══ Material for the task
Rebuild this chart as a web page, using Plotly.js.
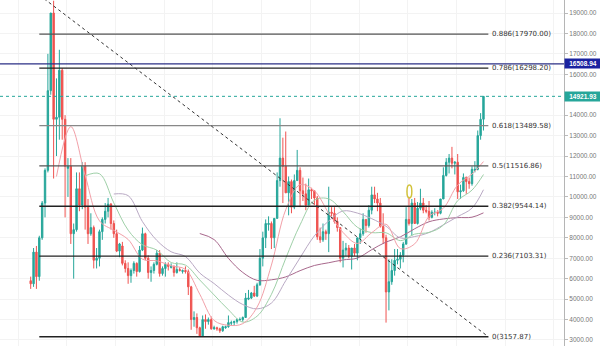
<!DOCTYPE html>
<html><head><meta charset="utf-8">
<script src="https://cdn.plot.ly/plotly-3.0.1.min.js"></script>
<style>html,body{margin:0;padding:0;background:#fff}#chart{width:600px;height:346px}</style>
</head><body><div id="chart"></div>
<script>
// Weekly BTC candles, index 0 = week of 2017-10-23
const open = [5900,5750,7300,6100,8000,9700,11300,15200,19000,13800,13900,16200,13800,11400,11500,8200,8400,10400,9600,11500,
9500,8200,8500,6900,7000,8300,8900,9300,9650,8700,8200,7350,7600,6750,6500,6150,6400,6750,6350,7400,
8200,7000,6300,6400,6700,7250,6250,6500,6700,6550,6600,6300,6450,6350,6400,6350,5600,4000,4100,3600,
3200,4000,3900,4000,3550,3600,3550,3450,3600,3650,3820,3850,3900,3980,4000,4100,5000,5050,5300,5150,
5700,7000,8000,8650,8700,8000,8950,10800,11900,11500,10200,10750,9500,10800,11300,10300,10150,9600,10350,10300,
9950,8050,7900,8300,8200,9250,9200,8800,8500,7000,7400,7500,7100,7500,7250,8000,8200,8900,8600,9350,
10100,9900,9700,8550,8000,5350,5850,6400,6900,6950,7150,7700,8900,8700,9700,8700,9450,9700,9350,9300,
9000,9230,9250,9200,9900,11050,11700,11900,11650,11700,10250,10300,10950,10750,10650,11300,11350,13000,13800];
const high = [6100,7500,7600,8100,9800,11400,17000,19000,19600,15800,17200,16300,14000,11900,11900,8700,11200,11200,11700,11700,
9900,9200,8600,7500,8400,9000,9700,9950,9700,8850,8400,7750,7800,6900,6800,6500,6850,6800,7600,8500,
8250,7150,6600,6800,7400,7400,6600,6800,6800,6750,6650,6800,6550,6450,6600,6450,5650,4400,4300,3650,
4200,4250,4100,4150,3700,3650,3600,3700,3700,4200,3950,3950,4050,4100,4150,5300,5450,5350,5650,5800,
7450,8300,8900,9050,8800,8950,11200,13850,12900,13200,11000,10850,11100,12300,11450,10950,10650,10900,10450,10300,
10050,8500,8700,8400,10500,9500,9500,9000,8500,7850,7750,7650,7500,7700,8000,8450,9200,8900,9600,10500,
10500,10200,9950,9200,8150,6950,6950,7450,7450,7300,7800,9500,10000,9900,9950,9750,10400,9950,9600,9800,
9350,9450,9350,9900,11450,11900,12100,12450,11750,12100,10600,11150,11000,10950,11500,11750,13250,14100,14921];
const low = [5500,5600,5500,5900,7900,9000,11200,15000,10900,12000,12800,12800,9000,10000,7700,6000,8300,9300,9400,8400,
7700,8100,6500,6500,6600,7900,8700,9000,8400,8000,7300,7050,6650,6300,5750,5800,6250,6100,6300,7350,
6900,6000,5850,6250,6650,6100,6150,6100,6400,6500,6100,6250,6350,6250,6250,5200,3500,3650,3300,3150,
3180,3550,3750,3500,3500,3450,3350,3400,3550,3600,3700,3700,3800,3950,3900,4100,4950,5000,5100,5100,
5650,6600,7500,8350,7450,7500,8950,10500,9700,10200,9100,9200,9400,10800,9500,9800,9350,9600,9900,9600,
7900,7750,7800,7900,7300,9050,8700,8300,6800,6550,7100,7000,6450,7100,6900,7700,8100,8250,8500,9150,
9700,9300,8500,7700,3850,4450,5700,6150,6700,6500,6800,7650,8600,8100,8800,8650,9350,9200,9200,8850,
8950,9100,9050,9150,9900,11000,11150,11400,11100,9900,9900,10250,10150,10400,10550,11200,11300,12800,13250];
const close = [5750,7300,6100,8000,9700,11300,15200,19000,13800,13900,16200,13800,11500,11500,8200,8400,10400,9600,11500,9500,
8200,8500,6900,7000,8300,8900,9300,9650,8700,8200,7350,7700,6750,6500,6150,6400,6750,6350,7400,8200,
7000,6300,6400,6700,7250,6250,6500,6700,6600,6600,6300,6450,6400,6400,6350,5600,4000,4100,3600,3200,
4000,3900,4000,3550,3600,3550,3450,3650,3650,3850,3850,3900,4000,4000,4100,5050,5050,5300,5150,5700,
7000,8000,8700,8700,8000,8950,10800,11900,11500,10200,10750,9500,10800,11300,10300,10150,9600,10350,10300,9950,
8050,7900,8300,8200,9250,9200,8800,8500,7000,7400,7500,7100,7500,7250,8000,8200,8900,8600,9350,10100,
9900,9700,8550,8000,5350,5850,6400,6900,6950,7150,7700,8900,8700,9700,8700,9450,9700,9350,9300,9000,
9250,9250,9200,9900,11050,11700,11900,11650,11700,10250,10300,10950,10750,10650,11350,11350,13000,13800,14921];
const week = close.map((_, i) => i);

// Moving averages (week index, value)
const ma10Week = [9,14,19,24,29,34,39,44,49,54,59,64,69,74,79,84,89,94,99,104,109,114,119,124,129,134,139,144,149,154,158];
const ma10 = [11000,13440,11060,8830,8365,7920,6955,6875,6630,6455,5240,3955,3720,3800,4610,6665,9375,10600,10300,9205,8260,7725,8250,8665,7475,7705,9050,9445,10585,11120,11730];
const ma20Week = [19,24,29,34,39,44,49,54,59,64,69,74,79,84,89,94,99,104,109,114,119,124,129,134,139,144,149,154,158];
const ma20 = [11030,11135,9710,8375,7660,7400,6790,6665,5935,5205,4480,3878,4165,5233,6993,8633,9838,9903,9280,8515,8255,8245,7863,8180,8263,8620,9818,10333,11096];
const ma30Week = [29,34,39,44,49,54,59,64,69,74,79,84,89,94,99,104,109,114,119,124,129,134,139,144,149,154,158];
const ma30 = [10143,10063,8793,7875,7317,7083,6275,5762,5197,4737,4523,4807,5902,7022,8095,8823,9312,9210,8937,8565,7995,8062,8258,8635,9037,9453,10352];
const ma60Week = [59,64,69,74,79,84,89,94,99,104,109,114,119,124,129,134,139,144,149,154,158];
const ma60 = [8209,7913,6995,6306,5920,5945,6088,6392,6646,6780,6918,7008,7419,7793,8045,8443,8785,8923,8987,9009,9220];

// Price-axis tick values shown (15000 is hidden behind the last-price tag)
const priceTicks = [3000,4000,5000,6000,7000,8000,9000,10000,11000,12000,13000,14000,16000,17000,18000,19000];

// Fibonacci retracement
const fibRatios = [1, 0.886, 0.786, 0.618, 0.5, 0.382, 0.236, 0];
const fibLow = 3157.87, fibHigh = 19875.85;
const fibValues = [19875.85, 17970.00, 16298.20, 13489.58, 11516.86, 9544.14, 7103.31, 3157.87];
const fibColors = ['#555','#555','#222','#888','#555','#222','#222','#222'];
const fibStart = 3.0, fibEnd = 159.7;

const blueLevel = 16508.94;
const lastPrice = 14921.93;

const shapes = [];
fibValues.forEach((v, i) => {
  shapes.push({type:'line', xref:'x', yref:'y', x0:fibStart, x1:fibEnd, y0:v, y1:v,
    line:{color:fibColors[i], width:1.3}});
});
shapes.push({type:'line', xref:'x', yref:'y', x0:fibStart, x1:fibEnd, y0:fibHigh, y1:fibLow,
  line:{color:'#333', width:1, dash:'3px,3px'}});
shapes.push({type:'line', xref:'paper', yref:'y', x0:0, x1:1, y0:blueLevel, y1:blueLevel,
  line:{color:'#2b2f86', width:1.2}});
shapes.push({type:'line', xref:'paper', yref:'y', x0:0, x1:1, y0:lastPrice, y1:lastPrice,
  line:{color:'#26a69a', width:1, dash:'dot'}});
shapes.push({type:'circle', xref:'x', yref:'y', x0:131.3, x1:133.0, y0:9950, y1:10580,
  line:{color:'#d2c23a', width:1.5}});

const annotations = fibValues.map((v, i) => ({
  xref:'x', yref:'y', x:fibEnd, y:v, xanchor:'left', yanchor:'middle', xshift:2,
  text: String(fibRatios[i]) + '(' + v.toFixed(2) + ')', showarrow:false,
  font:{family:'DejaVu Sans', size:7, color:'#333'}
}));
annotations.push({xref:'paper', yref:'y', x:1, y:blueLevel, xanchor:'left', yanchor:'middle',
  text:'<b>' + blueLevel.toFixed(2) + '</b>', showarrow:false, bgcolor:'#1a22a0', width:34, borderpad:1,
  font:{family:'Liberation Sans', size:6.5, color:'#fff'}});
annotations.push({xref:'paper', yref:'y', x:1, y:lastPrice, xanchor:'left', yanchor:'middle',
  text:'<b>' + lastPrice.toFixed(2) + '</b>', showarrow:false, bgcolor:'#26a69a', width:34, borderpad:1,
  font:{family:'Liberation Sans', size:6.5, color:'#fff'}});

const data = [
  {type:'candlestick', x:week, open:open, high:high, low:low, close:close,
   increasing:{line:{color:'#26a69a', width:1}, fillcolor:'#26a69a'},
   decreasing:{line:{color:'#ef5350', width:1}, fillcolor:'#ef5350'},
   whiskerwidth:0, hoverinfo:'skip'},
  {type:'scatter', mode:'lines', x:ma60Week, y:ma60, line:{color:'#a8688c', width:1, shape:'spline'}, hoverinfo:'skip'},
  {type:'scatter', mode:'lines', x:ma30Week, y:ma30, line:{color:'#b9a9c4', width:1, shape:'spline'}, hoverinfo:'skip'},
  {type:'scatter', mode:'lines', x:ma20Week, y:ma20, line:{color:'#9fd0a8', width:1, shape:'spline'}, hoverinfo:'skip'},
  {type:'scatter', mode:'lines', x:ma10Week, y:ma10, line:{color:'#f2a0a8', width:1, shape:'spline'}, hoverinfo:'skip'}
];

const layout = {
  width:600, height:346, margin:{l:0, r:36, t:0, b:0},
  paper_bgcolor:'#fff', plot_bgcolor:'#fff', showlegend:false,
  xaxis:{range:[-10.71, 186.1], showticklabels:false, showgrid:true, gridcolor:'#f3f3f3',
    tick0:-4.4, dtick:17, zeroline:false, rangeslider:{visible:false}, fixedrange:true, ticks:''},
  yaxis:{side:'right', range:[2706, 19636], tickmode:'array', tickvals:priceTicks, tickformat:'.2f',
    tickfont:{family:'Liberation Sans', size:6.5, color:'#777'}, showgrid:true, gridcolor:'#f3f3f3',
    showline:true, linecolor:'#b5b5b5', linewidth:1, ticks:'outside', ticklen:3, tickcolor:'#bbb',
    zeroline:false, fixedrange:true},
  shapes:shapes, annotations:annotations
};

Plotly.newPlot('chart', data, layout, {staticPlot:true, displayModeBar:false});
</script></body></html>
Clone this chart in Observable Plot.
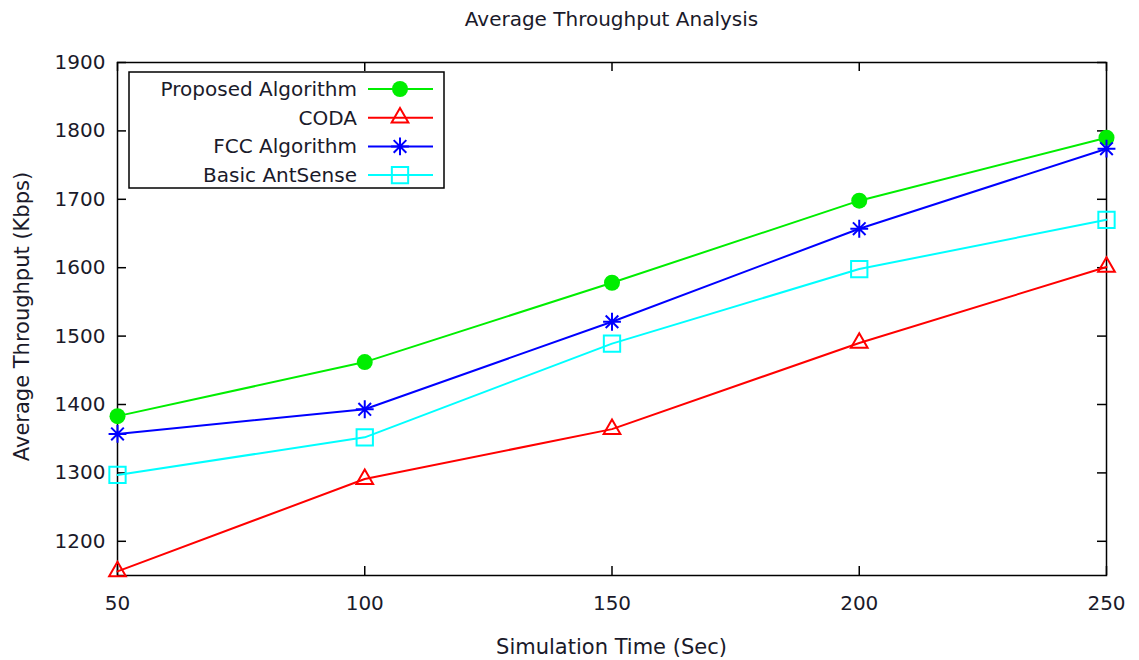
════
__Task__:
From the data above, count the lines where "this" occurs and give that figure and nothing else.

__Result__:
2